Bumpy ride, thin cushion.
The Legislative Emergency Board succeeded Thursday in avoiding some penny-wise, pound-foolish budget cuts to state human services programs. The sensible nature of the restorations and the modesty of their size underscore the importance of adequate budgetary reserves. Given a two-year budget cycle that ensures a need for budget revisions, along with a deep recession that is forcing a thorough recalibration of state spending, Oregon should take the lesson to heart.
A revenue projection in May showed a $577 million shortfall for state government in the remainder of the 2009-11 biennium. Gov. Ted Kulongoski responded by ordering all state agencies to reduce their budgets by 9 percent.
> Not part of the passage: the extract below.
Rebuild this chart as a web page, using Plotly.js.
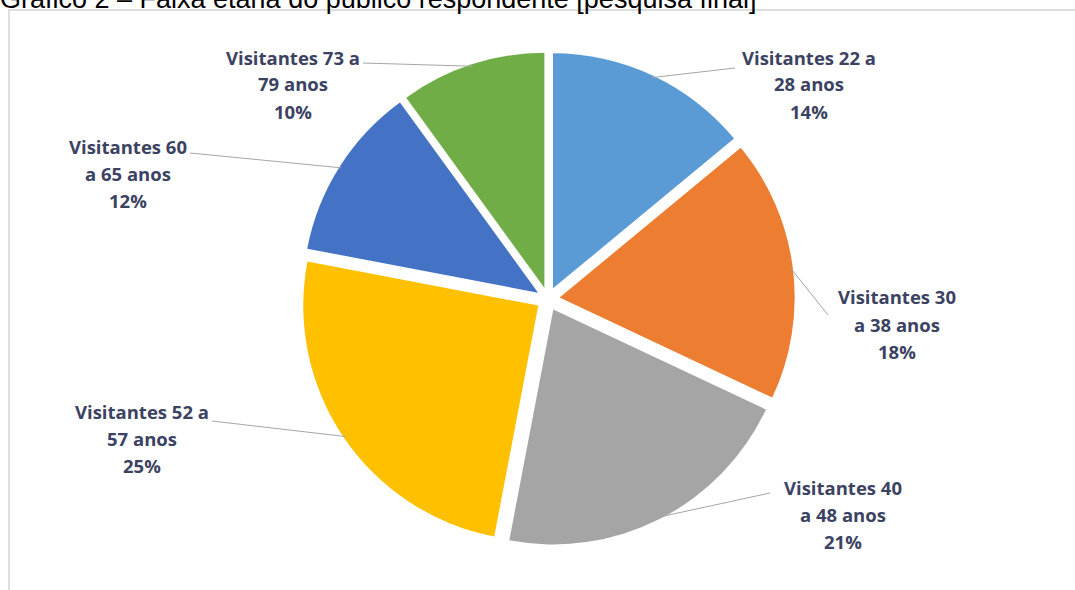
<!DOCTYPE html>
<html>
<head>
<meta charset="utf-8">
<script src="https://cdn.plot.ly/plotly-3.0.1.min.js"></script>
<style>html,body{margin:0;padding:0;background:#fff;}#chart{width:1075px;height:590px;}</style>
</head>
<body>
<div id="chart"></div>
<script>
// ---- data ----
const categories = ["Visitantes 22 a<br>28 anos", "Visitantes 30<br>a 38 anos", "Visitantes 40<br>a 48 anos", "Visitantes 52 a<br>57 anos", "Visitantes 60<br>a 65 anos", "Visitantes 73 a<br>79 anos"];
const values = [14, 18, 21, 25, 12, 10];
const colors = ["#5B9BD5", "#ED7D31", "#A5A5A5", "#FFC000", "#4472C4", "#70AD47"];
const chartTitle = "Gráfico 2 – Faixa etária do público respondente [pesquisa final]";

// ---- layout constants (pixels) ----
const W = 1075, H = 590;
const CX = 548, CY = 299, R = 235, PULL = 0.05;
const labelCenters = [[809, 84], [897, 324], [843, 514], [142, 438], [128, 173], [293, 84]];
const lineEnds = [[735, 68], [828, 315], [770, 493], [212, 421], [190, 153], [363, 63]];
const LINE_GAP = 27;

const px = x => x / W;
const py = y => (H - y) / H;
const outer = R * (1 + PULL);

const total = values.reduce((a, b) => a + b, 0);
const annotations = [];
const shapes = [];

// frame
shapes.push({type: 'rect', xref: 'paper', yref: 'paper', x0: px(9), x1: 1.02, y0: -0.02, y1: py(10),
  line: {color: '#d4d4d4', width: 1.5}, fillcolor: 'rgba(0,0,0,0)', layer: 'below'});

let cum = 0;
values.forEach((v, i) => {
  const mid = (cum + v / 2) / total * 2 * Math.PI;
  cum += v;
  const tipR = outer - 2;
  const tx = CX + tipR * Math.sin(mid);
  const ty = CY - tipR * Math.cos(mid);
  const [ex, ey] = lineEnds[i];
  shapes.push({type: 'line', xref: 'paper', yref: 'paper', x0: px(tx), y0: py(ty), x1: px(ex), y1: py(ey),
    line: {color: '#a6a6a6', width: 1}});
  const lines = categories[i].split('<br>').concat([Math.round(v / total * 100) + '%']);
  const [lx, ly] = labelCenters[i];
  lines.forEach((t, k) => {
    annotations.push({xref: 'paper', yref: 'paper', x: px(lx), y: py(ly + (k - 1) * LINE_GAP),
      xanchor: 'center', yanchor: 'middle', text: t, showarrow: false,
      font: {family: '"Open Sans", Lato, sans-serif', size: 18.5, color: '#3c4262', weight: 'bold'}});
  });
});

annotations.push({xref: 'paper', yref: 'paper', x: 0, y: py(16), xanchor: 'left', yanchor: 'bottom', xshift: -2,
  text: chartTitle, showarrow: false, font: {family: '"Liberation Sans", Arial, sans-serif', size: 27, color: '#000'}});

const trace = {
  type: 'pie',
  labels: categories,
  values: values,
  sort: false,
  direction: 'clockwise',
  rotation: 0,
  pull: PULL,
  marker: {colors: colors, line: {color: '#ffffff', width: 0}},
  textinfo: 'none',
  hoverinfo: 'none',
  showlegend: false,
  domain: {x: [px(CX - outer), px(CX + outer)], y: [py(CY + outer), py(CY - outer)]}
};

const layout = {
  width: W, height: H,
  margin: {l: 0, r: 0, t: 0, b: 0},
  paper_bgcolor: '#ffffff',
  plot_bgcolor: '#ffffff',
  showlegend: false,
  shapes: shapes,
  annotations: annotations
};

Plotly.newPlot('chart', [trace], layout, {displayModeBar: false, staticPlot: true});
</script>
</body>
</html>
Kulongoski did not choose to wield the blunt instrument of across-the-board cuts; it was the only instrument he had. State law prohibits selective budget cuts by the governor. The law is intended to keep a governor from altering the Legislature's budgetary priorities, but the result in this case was a number of budget cuts that made little sense.
A good example is Project Independence, a program that for 35 years has helped keep older Oregonians out of nursing homes by providing in-home care. The program is an efficient use of public funds, because nursing home care, often subsidized by Medicaid, can cost more than 10 times as much as in-home care. While saving money, Project Independence improves people's lives by allowing them to stay in familiar surroundings. But after the governor announced the budget cuts, thousands of people received letters informing them that payments for their in-home care would no longer be provided.
The Emergency Board, which makes limited budgetary adjustments between regular or special sessions of the Legislature, voted Thursday to restore $17 million for Project Independence and other programs for the elderly and disabled. The money will come from a Department of Human Services fund that is meant to cover the cost of increased demand for services. Growing caseloads will become harder to accommodate as a result, but the restorations are justified.
Oregon would be better off if lawmakers could draw on an adequate budgetary reserve fund to avoid destructive budget cuts. Some progress in this direction has been made, but Oregon's rainy day fund is not big enough to provide protection in the stormy climate created by the current economic downturn and a volatile system of public finance. The scarcity of reserve funds leaves the Emergency Board little room to maneuver in softening the harshest effects of across-the-board cuts.
If the 2011 Legislature needs a reminder of the need for a cushion during bumpy budgetary rides, it should remember how close Oregon came to losing Project Independence.